More Americans than forecast filed applications for unemployment benefits last week, adding to concern the labor market is slackening.
Jobless claims decreased by 3,000 in the week ended Sept. 15 to 382,000, Labor Department figures showed today in Washington. The median forecast of 49 economists surveyed by Bloomberg projected 375,000.
The presidential election and looming tax increases and government spending cuts slated to take effect next year, should lawmakers fail to act, may block any pickup in hiring following last month’s smaller-than-projected gain in payrolls. The Federal Reserve last week undertook a third round of asset purchases in a bid to reduce joblessness that has held above 8 percent for more than three years.
“The problems are more on the hiring side than the layoffs side,” said Ryan Sweet, a senior economist at Moody’s Analytics Inc. in West Chester, Pennsylvania, who projected a rise to 385,000 claims. “If they panic and start cutting workers, that would raise an immediate red flag because layoffs would be a recipe for another recession.”
Stock-index futures held earlier losses after the report. The contract on the Standard & Poor’s 500 Index maturing in December fell 0.4 percent to 1,446.8 at 8:43 a.m. in New York as economic data from China to Japan and Europe increased concern a global slowdown is worsening.
Estimates in the Bloomberg survey ranged from 360,000 to 390,000. The Labor Department revised the previous week’s figure to 385,000 from an initially reported 382,000. Last week’s data covered the period surveyed by the government to calculate the September employment data.
A Labor Department spokesman said there was nothing unusual in the state data last week. States and territories that reported an increase in claims as a result of Tropical Storm Isaac two weeks ago, including Louisiana and Puerto Rico, didn’t indicate the weather had any influence last week, the spokesman said as the data was released to the press.
The spokesman also said there was no indication the teachers strike in Illinois had any influence.
The four-week moving average, a less volatile measure than the weekly figures, climbed to 377,750 last week from 375,750.
Today’s report showed the number of people continuing to receive jobless benefits dropped by 332,000 in the week ended Sept. 8 to 3.27 million.
The continuing claims figure does not include the number of Americans receiving extended benefits under federal programs.
Those who’ve used up their traditional benefits and are now collecting emergency and extended payments decreased by about 60,700 to 2.16 million in the week ended Sept. 1.

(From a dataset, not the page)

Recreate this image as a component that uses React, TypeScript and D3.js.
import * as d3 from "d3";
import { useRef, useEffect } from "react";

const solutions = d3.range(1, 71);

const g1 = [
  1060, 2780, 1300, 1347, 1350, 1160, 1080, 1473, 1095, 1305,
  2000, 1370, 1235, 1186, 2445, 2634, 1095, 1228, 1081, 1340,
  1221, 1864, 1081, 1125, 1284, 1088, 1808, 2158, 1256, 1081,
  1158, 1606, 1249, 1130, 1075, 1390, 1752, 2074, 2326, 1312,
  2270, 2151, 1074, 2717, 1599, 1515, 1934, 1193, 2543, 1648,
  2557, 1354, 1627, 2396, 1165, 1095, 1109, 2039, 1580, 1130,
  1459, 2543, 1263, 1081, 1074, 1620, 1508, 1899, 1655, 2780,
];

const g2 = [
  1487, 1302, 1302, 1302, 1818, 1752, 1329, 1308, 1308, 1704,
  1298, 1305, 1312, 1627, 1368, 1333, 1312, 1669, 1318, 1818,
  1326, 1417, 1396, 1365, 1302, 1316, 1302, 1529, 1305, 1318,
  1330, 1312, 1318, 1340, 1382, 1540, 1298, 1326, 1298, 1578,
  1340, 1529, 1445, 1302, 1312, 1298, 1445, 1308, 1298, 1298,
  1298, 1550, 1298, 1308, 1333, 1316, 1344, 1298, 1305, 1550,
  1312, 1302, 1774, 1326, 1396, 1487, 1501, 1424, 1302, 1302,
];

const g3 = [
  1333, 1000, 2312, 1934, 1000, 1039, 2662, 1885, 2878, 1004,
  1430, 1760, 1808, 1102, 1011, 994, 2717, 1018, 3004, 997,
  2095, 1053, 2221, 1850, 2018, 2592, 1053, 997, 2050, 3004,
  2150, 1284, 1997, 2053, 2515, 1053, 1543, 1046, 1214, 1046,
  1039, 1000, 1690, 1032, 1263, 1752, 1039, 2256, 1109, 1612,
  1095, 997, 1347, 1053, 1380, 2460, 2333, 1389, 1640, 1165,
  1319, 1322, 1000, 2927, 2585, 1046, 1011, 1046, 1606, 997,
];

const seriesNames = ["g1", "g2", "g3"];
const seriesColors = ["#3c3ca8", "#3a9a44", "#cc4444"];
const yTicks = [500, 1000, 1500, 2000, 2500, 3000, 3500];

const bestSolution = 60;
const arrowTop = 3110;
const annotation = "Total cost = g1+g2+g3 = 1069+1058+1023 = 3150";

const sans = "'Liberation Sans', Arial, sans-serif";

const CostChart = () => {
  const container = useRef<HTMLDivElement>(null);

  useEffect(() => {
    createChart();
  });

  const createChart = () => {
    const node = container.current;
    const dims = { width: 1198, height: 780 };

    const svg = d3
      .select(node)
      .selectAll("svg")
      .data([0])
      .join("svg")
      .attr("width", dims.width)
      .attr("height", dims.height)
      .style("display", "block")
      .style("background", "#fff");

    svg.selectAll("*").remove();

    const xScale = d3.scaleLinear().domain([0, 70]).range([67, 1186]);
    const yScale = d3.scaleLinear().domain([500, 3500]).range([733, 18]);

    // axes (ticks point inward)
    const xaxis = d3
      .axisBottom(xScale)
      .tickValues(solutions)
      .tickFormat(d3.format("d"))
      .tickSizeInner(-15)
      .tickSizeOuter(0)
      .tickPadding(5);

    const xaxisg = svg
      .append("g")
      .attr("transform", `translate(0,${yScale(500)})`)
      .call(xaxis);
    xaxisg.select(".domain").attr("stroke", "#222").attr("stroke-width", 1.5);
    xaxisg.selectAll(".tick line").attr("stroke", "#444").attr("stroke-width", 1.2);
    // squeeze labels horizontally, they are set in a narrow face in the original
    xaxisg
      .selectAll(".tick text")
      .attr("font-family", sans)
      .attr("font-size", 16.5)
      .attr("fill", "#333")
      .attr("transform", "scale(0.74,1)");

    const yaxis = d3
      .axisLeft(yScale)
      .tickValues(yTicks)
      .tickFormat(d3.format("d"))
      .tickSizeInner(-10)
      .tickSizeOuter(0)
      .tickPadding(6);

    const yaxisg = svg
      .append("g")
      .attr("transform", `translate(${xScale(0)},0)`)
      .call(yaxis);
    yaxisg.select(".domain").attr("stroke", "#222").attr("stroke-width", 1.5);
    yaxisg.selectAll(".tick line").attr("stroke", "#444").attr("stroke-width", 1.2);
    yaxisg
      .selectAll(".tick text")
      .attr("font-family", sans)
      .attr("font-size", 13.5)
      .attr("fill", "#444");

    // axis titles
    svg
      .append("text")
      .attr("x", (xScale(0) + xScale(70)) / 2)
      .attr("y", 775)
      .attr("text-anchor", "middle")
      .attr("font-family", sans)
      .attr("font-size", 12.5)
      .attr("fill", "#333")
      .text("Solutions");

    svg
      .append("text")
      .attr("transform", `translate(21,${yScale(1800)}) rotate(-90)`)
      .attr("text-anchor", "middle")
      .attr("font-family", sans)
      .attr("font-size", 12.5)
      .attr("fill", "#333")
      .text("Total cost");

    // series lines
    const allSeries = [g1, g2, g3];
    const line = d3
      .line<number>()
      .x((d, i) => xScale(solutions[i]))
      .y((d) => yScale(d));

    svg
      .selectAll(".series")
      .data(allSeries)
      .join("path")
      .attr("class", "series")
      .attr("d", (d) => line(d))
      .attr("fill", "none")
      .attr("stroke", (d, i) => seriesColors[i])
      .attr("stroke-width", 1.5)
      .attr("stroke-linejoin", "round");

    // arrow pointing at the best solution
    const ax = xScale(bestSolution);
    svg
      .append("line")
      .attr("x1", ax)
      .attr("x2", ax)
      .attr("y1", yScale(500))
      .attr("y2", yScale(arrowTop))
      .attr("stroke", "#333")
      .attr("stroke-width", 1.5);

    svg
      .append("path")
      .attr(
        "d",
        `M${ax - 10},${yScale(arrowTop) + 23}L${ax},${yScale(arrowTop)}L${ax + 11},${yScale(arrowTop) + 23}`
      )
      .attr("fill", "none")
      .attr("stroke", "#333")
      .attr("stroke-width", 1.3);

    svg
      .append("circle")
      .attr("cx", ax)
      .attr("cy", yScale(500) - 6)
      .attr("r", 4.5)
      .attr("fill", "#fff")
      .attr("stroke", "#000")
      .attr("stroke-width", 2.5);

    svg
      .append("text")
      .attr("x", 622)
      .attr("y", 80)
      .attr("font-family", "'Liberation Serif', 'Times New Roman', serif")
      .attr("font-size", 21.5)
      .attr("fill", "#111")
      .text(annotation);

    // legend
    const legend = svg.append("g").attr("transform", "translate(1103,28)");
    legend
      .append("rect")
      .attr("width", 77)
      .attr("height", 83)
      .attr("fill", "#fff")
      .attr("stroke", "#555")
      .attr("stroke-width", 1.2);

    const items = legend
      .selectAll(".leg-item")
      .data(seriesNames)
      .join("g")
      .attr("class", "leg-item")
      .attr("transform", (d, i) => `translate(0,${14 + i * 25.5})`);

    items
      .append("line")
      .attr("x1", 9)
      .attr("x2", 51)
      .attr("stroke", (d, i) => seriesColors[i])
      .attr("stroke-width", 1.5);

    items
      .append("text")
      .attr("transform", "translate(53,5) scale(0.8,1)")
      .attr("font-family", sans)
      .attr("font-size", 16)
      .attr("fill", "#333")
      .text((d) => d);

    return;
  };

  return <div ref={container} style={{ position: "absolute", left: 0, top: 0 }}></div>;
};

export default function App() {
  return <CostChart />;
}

The unemployment rate among people eligible for benefits held to 2.6 percent, today’s report showed.
Thirty-four states and territories reported a decrease in claims, while 19 reported an increase. These figures are reported with a one-week lag.
Data on state jobless rates are scheduled to be released by the Labor Department tomorrow at 10 a.m. Washington time.
Initial jobless claims reflect weekly firings and tend to fall as job growth -- measured by the monthly non-farm payrolls report -- accelerates.
The pace hiring took a tumble last month. Payrolls rose by 96,000 workers in August after a revised 141,000 increase in July that was smaller than initially estimated, the Labor Department said on Sept. 7.
Jobless claims could ease as businesses boost headcounts in advance of the year-end holidays. Kohl’s Corp. of Menomonee Falls, Wisconsin, the third-largest U.S. department-store company, plans to hire more than 52,700 workers to help with year-end holiday sales, an increase of more than 10 percent from last year, according to a company statement issued this week.
Pier 1 Imports Inc., the Fort Worth, Texas-based home furnishings retailer, will reopen three remodeled stores within a month to beat the holiday sales rush, Alexander Smith, the company’s president and chief executive officer, said on a Sept. 13 earnings call.
The unemployment rate unexpectedly dropped to 8.1 percent in August from 8.3 percent as more Americans left the labor force, the payrolls report also showed earlier this month. The jobless rate has been stuck above 8 percent since February 2009, the longest stretch in monthly records going back to 1948.
The lack of progress in the labor market persuaded the Fed to announce further accommodation last week. The Fed said it will expand its holdings of long-term securities with open-ended purchases of $40 billion of mortgage debt a month as it seeks to boost growth and reduce unemployment.
“If the outlook for the labor market does not improve substantially, the committee will continue its purchases of agency mortgage-backed securities, undertake additional asset purchases and employ its other policy tools as appropriate,” the Federal Open Market Committee said Sept. 13 in a statement at the end of a two-day meeting in Washington.